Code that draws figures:
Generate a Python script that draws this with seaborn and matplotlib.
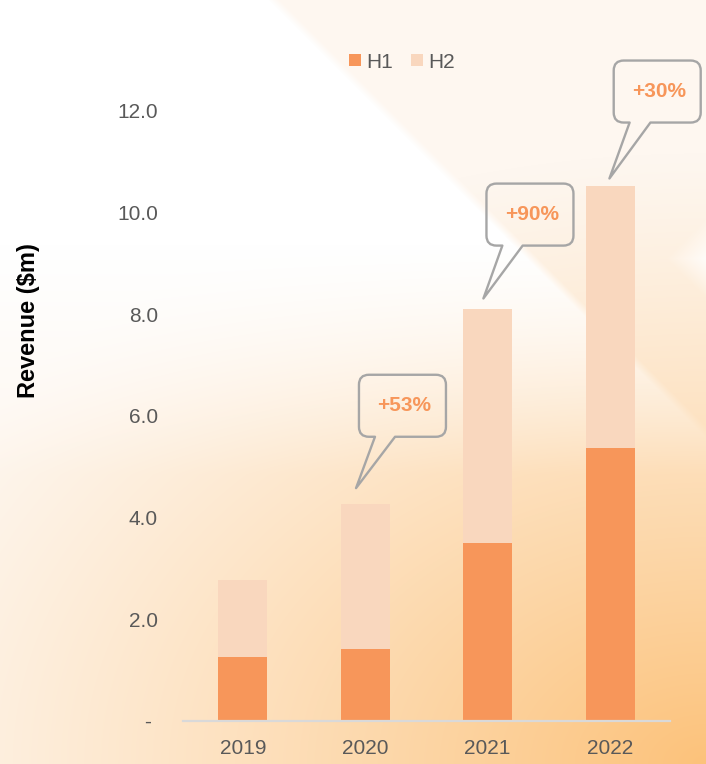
import numpy as np
import pandas as pd
import matplotlib
matplotlib.use("Agg")
import matplotlib.pyplot as plt
import seaborn as sns
from matplotlib.path import Path
from matplotlib.patches import PathPatch
from matplotlib.lines import Line2D
from matplotlib.transforms import IdentityTransform

# ---------------- data ----------------
years = ["2019", "2020", "2021", "2022"]
h1 = [1.26, 1.42, 3.50, 5.37]
h2 = [1.51, 2.85, 4.61, 5.16]
growth_labels = ["+53%", "+90%", "+30%"]
y_ticks = [0, 2, 4, 6, 8, 10, 12]
y_tick_labels = ["- ", "2.0", "4.0", "6.0", "8.0", "10.0", "12.0"]

# ---------------- style ----------------
sns.set_theme(style="white")
plt.rcParams["font.family"] = ["Liberation Sans", "DejaVu Sans"]

C_H1 = "#F7965A"
C_H2 = "#F9D7BE"
C_TXT = "#595959"
C_PCT = "#F7965A"
C_BOX = "#A6A6A6"

W, H = 706, 764
fig = plt.figure(figsize=(W / 100, H / 100), dpi=100)

# ---------------- background ----------------
bg = fig.add_axes([0, 0, 1, 1])
bg.set_zorder(0)
yy, xx = np.mgrid[0:H, 0:W].astype(float)
u = xx / W
v = yy / H
pale = np.array([254, 247, 240]) / 255
orange = np.array([252, 194, 122]) / 255
white = np.array([1.0, 1.0, 1.0])
d = np.sqrt(((1 - u) / 1.25) ** 2 + ((1 - v) / 0.8) ** 2)
t = np.clip(1 - d, 0, 1) ** 1.15
img = pale[None, None, :] * (1 - t[..., None]) + orange[None, None, :] * t[..., None]
# white top-left region bounded by a diagonal
s = xx - yy - 280
w_edge = np.clip(-s / 12, 0, 1)
fade = np.clip((0.62 - v) / 0.3, 0, 1)
w = w_edge * fade
img = img * (1 - w[..., None]) + white[None, None, :] * w[..., None]
# white wedge on right edge
wedge = np.clip(1 - (np.abs(yy - 258) / 40 + (W - xx) / 40), 0, 1) * 0.8
img = img * (1 - wedge[..., None]) + white[None, None, :] * wedge[..., None]
bg.imshow(img, aspect="auto", extent=[0, 1, 0, 1], origin="upper")
bg.axis("off")

# ---------------- main axes ----------------
ax = fig.add_axes([183 / W, 1 - 721 / H, (670 - 183) / W, (721 - 60) / H])
ax.set_zorder(1)
ax.patch.set_alpha(0)

totals = [a + b for a, b in zip(h1, h2)]
df = pd.DataFrame({"year": years, "H1": h1, "total": totals})

sns.barplot(data=df, x="year", y="total", color=C_H2, width=0.4,
            saturation=1, linewidth=0, ax=ax)
sns.barplot(data=df, x="year", y="H1", color=C_H1, width=0.4,
            saturation=1, linewidth=0, ax=ax)

ax.set_xlim(-0.49, 3.49)
ax.set_ylim(0, 13)
ax.set_yticks(y_ticks)
ax.set_yticklabels(y_tick_labels)
ax.set_xlabel("")
ax.set_ylabel("")
ax.tick_params(axis="y", length=0, pad=18, labelsize=15, labelcolor=C_TXT)
ax.tick_params(axis="x", length=0, pad=13, labelsize=15, labelcolor=C_TXT)
for side in ["left", "right", "top"]:
    ax.spines[side].set_visible(False)
ax.spines["bottom"].set_color("#D9D9D9")
ax.spines["bottom"].set_linewidth(1.6)

fig.text(29 / W, 1 - 321 / H, "Revenue ($m)", rotation=90, ha="center",
         va="center", fontsize=17, fontweight="bold", color="black")

# legend
handles = [Line2D([], [], marker="s", linestyle="none", markersize=8,
                  markerfacecolor=C_H1, markeredgewidth=0),
           Line2D([], [], marker="s", linestyle="none", markersize=8,
                  markerfacecolor=C_H2, markeredgewidth=0)]
fig.legend(handles, ["H1", "H2"], loc="center", ncol=2,
           bbox_to_anchor=(401 / W, 1 - 62 / H), frameon=False,
           fontsize=15, labelcolor=C_TXT, handlelength=0.7,
           handletextpad=0.2, columnspacing=0.8)

# ---------------- callouts ----------------
# layout (data coords): box left, box bottom, tail base x0, x1, tip x, tip y
callout_layout = [
    (0.948, 5.59, 1.079, 1.243, 0.924, 4.58),
    (1.990, 9.35, 2.120, 2.286, 1.965, 8.31),
    (3.030, 11.77, 3.160, 3.330, 2.995, 10.67),
]
BOX_W_PX, BOX_H_PX, RAD = 87, 62, 10

fig.canvas.draw()
for label, (bl, bb, ta, tb, tx, ty) in zip(growth_labels, callout_layout):
    L, B = ax.transData.transform((bl, bb))
    R, T = L + BOX_W_PX, B + BOX_H_PX
    a = ax.transData.transform((ta, bb))[0]
    b = ax.transData.transform((tb, bb))[0]
    tip = tuple(ax.transData.transform((tx, ty)))
    r = RAD
    verts = [(L + r, B), (a, B), tip, (b, B), (R - r, B),
             (R, B), (R, B + r), (R, T - r),
             (R, T), (R - r, T), (L + r, T),
             (L, T), (L, T - r), (L, B + r),
             (L, B), (L + r, B), (L + r, B)]
    codes = [Path.MOVETO, Path.LINETO, Path.LINETO, Path.LINETO, Path.LINETO,
             Path.CURVE3, Path.CURVE3, Path.LINETO,
             Path.CURVE3, Path.CURVE3, Path.LINETO,
             Path.CURVE3, Path.CURVE3, Path.LINETO,
             Path.CURVE3, Path.CURVE3, Path.CLOSEPOLY]
    patch = PathPatch(Path(verts, codes), transform=IdentityTransform(),
                      facecolor="none", edgecolor=C_BOX, linewidth=1.7,
                      joinstyle="round", zorder=5)
    fig.add_artist(patch)
    cx, cy = (L + R) / 2 + 2, (B + T) / 2
    fig.text(cx / (fig.dpi * fig.get_figwidth()),
             cy / (fig.dpi * fig.get_figheight()), label,
             ha="center", va="center", fontsize=15, fontweight="bold",
             color=C_PCT, zorder=6)

fig.savefig("out.png", dpi=100)
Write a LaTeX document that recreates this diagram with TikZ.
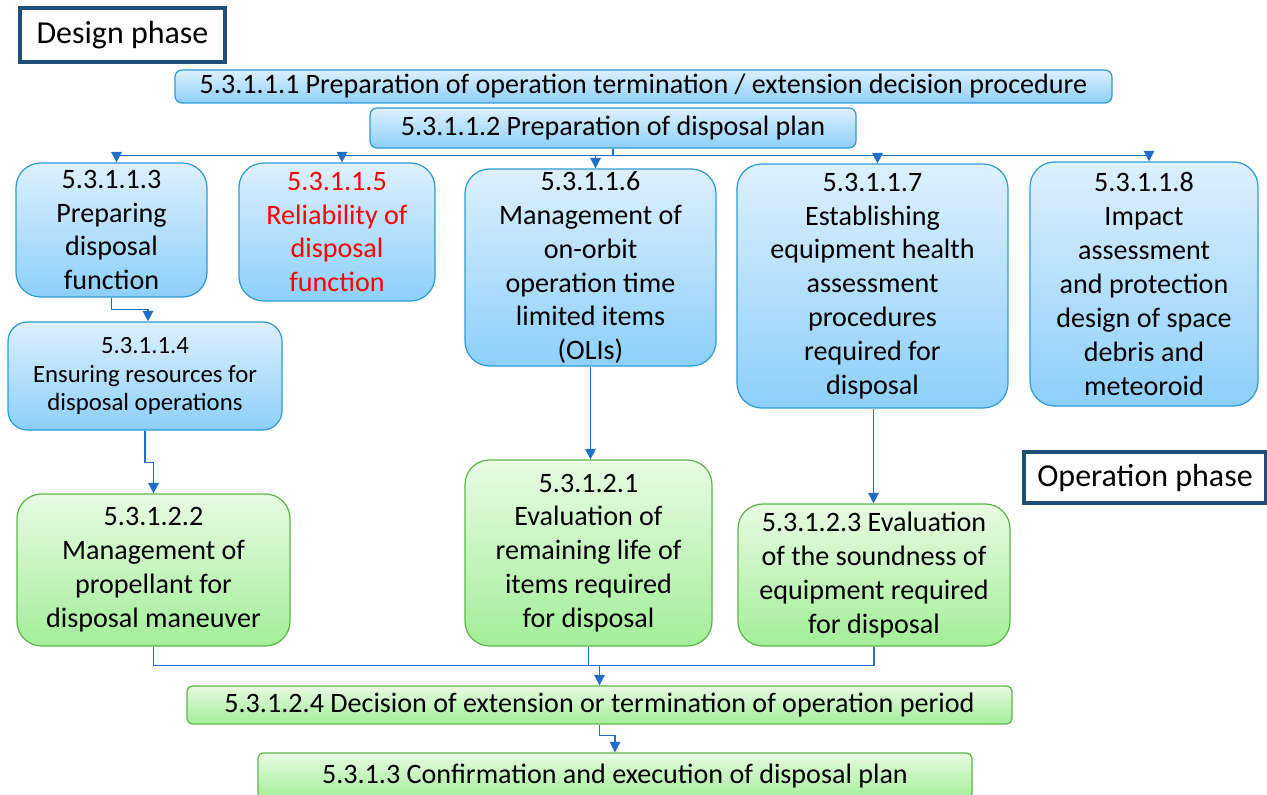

=== Written task ===
In the records above, find each line with the word "seaborn" and copy it.

=== Written response ===
Generate a Python script that draws this with seaborn and matplotlib.
import seaborn as sns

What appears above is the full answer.